Wednesday, November 19, 1890.

   A Scene. - At the Chorley Petty Sessions, on Tuesday, Thomas Marsden and Richard Wilson were summoned for trespassing in pursuit of game on the Wrightington estate. - Mr. Lees prosecuted on behalf of Mr. Dicconson, of Wrightington Hall, and Mr. Callis defended. - Police-sergeant Dickinson deposed that at four o'clock on Sunday afternoon, the 2nd November, he was in Stony-lane, on elevated land, and he saw defendants on land occupied by John Parr. Marsden shot a hare, which screamed, and Wilson ran and picked it up. Witness was 300 yards away. - John Parr said he heard a hare squeak. He was about 70 yards away, and Wilson ran, witness calling out "Good lad, Dick." - Mr. Callis, in defence, submitted that the constable's evidence was not reliable, he being 300 yards away, as he could not pretend to identify defendants at that distance. He submitted that the constable only happened to have seen the men with a gun in Rigby's public-house, and he jumped to the conclusion that they were the defendants. - Mr. Lees said his friend ought not to lie so barefaced in a court of justice. - Mr. Callis: I think you ought to apologise for that expression. - Mr. Lees: Certainly not. - Mr. Callis: If it came from anyone else I would regard it, but I don't coming from you. He went on to point out that the case against the defendants was weak. - Ann Marsden said her husband's gun was in the house the whole day. - Henry Baxendale, Ann Fisher, James Wilson, and Ellen Wilson, gave evidence tending to show it could not be defendants the constable saw. - The bench thought the case was proved, and fined each defendant 21s. and costs.

Wednesday, November 19, 1890.

   Mary Ward, Burland's-yard, Wellington-street, was charged with stealing eight tea cups, nine saucers, and five soup plates, from a shop belonging to John Sumner, 119, Scholes. - The Chief-constable said that the prosecutor, at a quarter to nine on a Saturday night, went out of the shop in consequence of having received information, and caught the prisoner in Wellington-street. He found the stolen property under her shawl, and in reply to his questions she said she had paid for them.
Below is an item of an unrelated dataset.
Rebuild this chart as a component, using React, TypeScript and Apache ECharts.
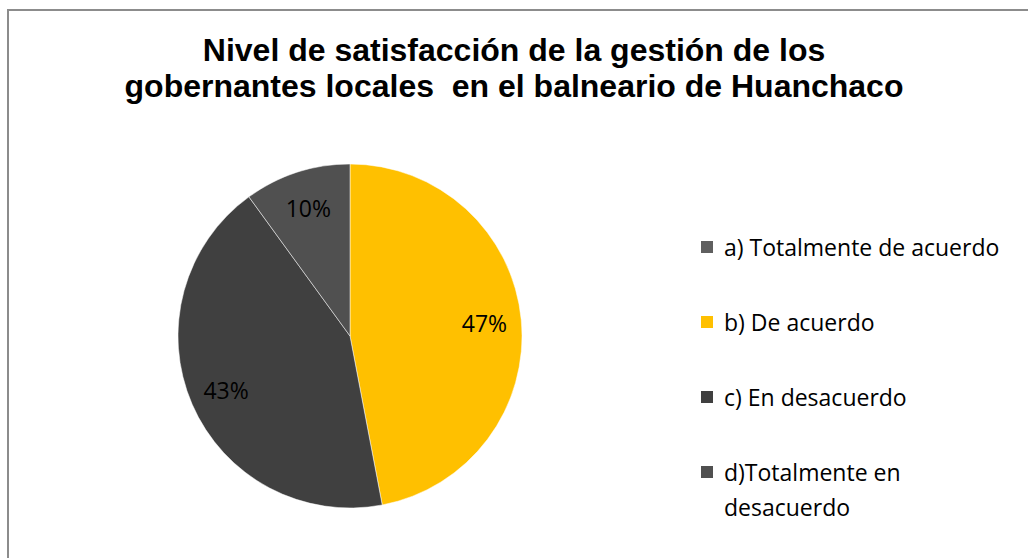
import React, { useEffect, useRef } from "react";
import * as echarts from "echarts";

const titleLines = [
  "Nivel de satisfacción de la gestión de los",
  "gobernantes locales  en el balneario de Huanchaco",
];
const categories = [
  "a) Totalmente de acuerdo",
  "b) De acuerdo",
  "c) En desacuerdo",
  "d)Totalmente en desacuerdo",
];
const values = [0, 47, 43, 10];
const colors = ["#5f5f5f", "#FFC000", "#404040", "#505050"];

export default function App() {
  const ref = useRef<HTMLDivElement>(null);
  useEffect(() => {
    if (!ref.current) return;
    const chart = echarts.init(ref.current, undefined, { renderer: "svg" });
    const data = categories.map((name, i) => ({
      name,
      value: values[i],
      itemStyle: { color: colors[i] },
    }));
    const labelData = categories.map((name, i) => ({
      name,
      value: values[i],
      label: { show: values[i] > 0 },
    }));
    const legendText = {
      fontFamily: "Open Sans, Noto Sans, sans-serif",
      fontSize: 23,
      lineHeight: 35,
      color: "#000000",
      padding: [0, 0, 0, 5],
    };
    chart.setOption({
      animation: false,
      backgroundColor: "#ffffff",
      title: {
        text: titleLines.join("\n"),
        left: "center",
        top: 27,
        textStyle: {
          fontFamily: "Liberation Sans, Arial, sans-serif",
          fontWeight: "bold",
          fontSize: 32,
          lineHeight: 36,
          color: "#000000",
        },
      },
      graphic: [
        {
          type: "rect",
          shape: { x: 8, y: 10, width: 1040, height: 580 },
          style: { fill: "none", stroke: "#8c8c8c", lineWidth: 2 },
          silent: true,
          z: -1,
        },
      ],
      legend: [
        {
          orient: "vertical",
          left: 699,
          top: 229.5,
          padding: 0,
          icon: "rect",
          itemWidth: 14,
          itemHeight: 14,
          itemGap: 40,
          textStyle: legendText,
          data: categories.slice(0, 3),
        },
        {
          orient: "vertical",
          left: 699,
          top: 419.5,
          padding: 0,
          icon: "rect",
          itemWidth: 14,
          itemHeight: 14,
          textStyle: legendText,
          formatter: () => " \nd)Totalmente en\ndesacuerdo",
          data: categories.slice(3),
        },
      ],
      series: [
        {
          type: "pie",
          center: [350, 336],
          radius: [0, 172],
          startAngle: 90,
          clockwise: true,
          itemStyle: { borderColor: "#ffffff", borderWidth: 0.5 },
          label: { show: false },
          labelLine: { show: false },
          data,
        },
        {
          type: "pie",
          center: [350, 336],
          radius: [92, 172],
          startAngle: 90,
          clockwise: true,
          silent: true,
          legendHoverLink: false,
          itemStyle: { color: "rgba(0,0,0,0)", borderWidth: 0 },
          label: {
            show: true,
            position: "inside",
            formatter: (p: any) => `${p.value}%`,
            fontFamily: "Open Sans, Noto Sans, sans-serif",
            fontSize: 23,
            color: "#000000",
          },
          labelLine: { show: false },
          data: labelData,
        },
      ],
    });
    return () => chart.dispose();
  }, []);
  return (
    <div
      ref={ref}
      style={{ position: "absolute", left: 0, top: 0, width: 1028, height: 558 }}
    />
  );
}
The value of the goods was 5s. - In answer to the bench, the prisoner said she was drunk at the time, and this statement was corroborated by the constable, who added that the woman had three children and was ill-treated by her husband. - The prosecutor said he would like to withdraw the case, and the prisoner was accordingly discharged with a caution.
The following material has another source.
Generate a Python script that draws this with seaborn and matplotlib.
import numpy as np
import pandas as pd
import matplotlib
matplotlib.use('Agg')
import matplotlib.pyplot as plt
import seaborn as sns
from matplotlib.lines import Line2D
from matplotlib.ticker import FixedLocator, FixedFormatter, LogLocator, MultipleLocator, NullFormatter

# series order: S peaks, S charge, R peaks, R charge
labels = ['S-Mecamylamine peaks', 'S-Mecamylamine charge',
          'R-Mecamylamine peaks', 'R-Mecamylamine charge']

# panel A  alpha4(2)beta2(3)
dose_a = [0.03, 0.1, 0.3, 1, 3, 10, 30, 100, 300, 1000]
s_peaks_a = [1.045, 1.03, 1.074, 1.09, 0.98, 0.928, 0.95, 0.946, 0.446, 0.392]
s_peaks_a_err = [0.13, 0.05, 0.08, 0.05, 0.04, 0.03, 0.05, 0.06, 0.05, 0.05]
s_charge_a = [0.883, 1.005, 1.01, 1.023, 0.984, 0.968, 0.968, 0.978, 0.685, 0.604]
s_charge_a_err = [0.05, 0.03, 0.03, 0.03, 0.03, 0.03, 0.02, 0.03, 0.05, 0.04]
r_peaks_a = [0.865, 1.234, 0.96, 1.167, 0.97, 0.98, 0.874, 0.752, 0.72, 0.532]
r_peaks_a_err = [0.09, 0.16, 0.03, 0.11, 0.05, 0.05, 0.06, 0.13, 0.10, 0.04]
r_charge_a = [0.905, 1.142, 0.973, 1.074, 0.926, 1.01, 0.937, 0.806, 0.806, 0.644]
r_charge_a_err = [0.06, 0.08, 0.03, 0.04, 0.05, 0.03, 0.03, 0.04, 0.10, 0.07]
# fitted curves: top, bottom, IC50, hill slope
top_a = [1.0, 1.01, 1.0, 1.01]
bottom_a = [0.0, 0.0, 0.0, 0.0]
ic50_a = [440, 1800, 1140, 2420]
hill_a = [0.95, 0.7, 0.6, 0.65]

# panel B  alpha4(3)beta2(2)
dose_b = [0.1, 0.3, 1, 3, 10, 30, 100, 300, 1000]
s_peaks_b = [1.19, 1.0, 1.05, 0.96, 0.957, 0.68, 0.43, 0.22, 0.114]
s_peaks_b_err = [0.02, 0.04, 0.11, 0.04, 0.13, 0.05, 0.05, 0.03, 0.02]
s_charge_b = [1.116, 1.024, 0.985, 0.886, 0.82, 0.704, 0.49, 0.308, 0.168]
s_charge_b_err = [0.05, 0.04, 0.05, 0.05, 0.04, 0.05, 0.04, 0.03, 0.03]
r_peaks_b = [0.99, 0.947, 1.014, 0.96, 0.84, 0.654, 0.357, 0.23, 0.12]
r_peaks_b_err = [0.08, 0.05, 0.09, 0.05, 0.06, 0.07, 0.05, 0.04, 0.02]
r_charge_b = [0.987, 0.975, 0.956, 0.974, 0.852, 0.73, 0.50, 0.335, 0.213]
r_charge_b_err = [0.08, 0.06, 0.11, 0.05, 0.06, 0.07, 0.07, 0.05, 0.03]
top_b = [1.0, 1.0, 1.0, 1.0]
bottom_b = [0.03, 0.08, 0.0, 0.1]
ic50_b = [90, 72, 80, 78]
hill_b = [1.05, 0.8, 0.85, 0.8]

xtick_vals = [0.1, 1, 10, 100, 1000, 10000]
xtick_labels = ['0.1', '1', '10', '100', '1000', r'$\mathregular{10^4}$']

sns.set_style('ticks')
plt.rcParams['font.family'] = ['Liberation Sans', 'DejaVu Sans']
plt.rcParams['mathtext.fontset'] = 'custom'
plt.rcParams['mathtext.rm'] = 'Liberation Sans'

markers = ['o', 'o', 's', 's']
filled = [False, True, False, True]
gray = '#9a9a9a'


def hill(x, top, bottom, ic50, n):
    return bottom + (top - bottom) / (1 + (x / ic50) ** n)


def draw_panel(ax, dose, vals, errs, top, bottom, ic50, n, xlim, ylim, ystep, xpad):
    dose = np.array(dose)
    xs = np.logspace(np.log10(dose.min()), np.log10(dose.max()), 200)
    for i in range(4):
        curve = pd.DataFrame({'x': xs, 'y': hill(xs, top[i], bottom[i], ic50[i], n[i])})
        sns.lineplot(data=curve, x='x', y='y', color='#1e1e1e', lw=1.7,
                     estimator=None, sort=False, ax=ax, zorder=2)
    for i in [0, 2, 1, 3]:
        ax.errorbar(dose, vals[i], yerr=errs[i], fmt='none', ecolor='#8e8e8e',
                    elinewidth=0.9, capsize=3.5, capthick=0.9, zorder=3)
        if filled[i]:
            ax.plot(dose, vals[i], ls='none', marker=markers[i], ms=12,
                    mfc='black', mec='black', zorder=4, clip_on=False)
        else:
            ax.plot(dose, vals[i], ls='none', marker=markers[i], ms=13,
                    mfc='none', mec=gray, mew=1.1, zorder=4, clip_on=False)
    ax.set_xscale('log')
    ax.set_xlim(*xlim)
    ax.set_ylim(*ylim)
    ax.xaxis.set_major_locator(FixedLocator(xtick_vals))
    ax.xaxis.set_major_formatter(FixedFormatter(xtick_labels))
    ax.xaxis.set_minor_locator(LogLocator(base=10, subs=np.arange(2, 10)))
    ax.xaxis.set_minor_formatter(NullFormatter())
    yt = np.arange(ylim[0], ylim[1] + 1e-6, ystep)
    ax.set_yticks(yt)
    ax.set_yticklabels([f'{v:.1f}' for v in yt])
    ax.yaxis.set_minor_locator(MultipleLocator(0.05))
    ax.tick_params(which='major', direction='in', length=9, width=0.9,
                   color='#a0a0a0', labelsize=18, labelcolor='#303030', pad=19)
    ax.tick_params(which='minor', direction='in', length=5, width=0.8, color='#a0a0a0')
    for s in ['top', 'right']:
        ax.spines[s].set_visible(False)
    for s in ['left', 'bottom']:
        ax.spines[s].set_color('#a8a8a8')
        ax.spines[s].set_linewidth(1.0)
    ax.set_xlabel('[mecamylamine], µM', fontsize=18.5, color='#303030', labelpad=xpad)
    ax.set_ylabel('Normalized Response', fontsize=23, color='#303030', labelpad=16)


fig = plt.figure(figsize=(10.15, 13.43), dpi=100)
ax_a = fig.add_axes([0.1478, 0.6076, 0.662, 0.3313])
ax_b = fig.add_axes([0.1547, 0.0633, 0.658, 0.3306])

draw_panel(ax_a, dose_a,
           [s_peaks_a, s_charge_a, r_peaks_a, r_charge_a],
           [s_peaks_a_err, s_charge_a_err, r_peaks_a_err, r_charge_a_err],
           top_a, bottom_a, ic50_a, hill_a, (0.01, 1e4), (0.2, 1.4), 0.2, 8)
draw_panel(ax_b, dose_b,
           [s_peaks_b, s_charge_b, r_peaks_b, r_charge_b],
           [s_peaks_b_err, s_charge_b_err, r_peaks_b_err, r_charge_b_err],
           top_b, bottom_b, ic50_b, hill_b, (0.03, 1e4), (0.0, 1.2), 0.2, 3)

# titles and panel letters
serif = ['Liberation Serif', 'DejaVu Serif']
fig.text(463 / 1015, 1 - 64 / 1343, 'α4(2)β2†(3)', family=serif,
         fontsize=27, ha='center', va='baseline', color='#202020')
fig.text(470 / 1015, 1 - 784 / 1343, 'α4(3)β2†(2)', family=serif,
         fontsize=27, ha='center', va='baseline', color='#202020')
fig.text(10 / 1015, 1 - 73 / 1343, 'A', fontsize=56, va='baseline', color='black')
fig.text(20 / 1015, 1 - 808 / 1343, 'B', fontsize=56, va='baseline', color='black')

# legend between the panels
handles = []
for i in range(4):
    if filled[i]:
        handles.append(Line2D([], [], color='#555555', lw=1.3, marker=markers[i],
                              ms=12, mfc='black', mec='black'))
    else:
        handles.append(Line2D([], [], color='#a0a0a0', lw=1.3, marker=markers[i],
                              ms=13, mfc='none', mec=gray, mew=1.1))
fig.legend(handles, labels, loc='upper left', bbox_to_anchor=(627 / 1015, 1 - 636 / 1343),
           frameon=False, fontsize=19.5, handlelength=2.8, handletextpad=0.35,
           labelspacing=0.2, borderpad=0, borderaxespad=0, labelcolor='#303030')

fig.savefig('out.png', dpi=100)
Friday, November 21, 1890.

   Two boys, named Henry Wood and John Nuttall, both aged 14 years, were charged with stealing a pair of boots from the shop of Mr. Rigby, boot manufacturer, Wallgate. No evidence was offered, and the lads were remanded until Monday, bread and water to be their fare till that day.
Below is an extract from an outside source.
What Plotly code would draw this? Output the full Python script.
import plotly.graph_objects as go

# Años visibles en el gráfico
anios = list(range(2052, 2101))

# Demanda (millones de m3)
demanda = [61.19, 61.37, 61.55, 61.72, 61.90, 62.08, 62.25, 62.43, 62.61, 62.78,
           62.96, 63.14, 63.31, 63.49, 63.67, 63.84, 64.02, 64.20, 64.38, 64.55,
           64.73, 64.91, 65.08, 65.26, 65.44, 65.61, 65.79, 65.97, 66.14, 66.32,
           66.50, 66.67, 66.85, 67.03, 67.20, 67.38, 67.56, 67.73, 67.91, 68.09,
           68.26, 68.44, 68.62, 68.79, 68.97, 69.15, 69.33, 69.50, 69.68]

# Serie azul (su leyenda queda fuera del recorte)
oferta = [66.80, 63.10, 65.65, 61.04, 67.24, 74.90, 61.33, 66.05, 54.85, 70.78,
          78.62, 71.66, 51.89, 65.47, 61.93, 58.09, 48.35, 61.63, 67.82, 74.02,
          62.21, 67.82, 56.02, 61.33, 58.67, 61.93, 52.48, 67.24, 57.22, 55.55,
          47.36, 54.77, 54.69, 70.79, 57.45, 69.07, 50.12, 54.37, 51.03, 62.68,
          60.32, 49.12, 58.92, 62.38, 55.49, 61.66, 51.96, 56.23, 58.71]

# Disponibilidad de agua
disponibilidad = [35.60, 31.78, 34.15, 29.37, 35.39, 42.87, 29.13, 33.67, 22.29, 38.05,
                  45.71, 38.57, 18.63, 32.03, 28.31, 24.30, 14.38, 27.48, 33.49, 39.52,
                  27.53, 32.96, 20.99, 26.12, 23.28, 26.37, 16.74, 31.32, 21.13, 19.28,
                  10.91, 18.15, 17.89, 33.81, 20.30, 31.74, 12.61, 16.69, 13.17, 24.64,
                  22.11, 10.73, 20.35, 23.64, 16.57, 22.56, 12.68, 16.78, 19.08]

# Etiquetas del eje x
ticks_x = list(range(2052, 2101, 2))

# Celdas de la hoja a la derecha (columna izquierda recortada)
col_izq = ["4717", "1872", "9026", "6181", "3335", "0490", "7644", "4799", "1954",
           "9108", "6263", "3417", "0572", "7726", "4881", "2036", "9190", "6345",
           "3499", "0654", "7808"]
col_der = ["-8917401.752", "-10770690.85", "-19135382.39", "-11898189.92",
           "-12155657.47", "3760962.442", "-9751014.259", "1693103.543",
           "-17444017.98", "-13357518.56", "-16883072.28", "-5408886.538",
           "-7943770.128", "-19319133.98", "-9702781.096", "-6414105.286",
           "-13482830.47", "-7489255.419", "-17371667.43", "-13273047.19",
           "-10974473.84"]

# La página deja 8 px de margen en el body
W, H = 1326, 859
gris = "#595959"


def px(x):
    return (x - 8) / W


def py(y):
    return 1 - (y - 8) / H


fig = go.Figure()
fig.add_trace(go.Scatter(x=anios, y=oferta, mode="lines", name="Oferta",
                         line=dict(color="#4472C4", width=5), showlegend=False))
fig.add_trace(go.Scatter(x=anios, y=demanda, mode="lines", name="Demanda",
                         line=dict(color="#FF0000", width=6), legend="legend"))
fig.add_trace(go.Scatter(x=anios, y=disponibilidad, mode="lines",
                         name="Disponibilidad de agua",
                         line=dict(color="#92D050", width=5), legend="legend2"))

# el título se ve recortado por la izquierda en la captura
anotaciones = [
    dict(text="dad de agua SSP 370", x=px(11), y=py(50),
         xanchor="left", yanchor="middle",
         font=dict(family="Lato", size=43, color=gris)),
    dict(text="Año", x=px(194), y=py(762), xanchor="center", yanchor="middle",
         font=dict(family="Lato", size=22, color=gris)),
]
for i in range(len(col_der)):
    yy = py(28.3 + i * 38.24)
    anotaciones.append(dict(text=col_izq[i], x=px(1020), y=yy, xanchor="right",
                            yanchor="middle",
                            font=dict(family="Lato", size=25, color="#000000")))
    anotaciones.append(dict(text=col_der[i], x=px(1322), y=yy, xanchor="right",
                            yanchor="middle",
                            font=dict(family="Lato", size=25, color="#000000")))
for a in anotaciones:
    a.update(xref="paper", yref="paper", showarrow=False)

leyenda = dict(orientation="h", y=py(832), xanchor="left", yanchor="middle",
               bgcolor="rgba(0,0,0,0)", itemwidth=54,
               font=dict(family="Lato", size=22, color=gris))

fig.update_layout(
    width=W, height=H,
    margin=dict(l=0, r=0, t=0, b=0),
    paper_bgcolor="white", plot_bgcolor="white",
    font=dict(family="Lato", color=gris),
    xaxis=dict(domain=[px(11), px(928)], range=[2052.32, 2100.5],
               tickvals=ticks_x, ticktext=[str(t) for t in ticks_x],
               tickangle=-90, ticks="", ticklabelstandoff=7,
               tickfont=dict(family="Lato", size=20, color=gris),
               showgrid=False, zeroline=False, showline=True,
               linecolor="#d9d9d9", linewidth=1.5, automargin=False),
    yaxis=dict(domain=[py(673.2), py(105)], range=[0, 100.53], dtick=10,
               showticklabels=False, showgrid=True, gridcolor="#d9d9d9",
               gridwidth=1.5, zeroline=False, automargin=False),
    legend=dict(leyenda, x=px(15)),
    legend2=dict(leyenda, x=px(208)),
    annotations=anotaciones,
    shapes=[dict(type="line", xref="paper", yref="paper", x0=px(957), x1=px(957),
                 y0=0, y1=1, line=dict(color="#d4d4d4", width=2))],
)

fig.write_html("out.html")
Friday, November 21, 1890.

   James Dunn, of Lyon-street, was fined 40s. and costs for a brutal assault upon his wife, Elizabeth Dunn, on the 7th inst. - Mr. Lees appeared for the complainant, who stated to the bench the rough behaviour of her husband. He came home drunk, and dashed to the floor the meat which she had prepared for his meal, and said he would do the same for her. He followed her into the back kitchen and knocked her down, and kicked her in the side. After striking her across the face he gave her a black eye, and this was followed up with more kicking. He then held her up besides the door and "bashed" her face in several times. Complainant was pregnant. - This was corroborated by George and Margaret Marsden. - As an alternative to the fine prisoner would have to serve a month's imprisonment with hard labour.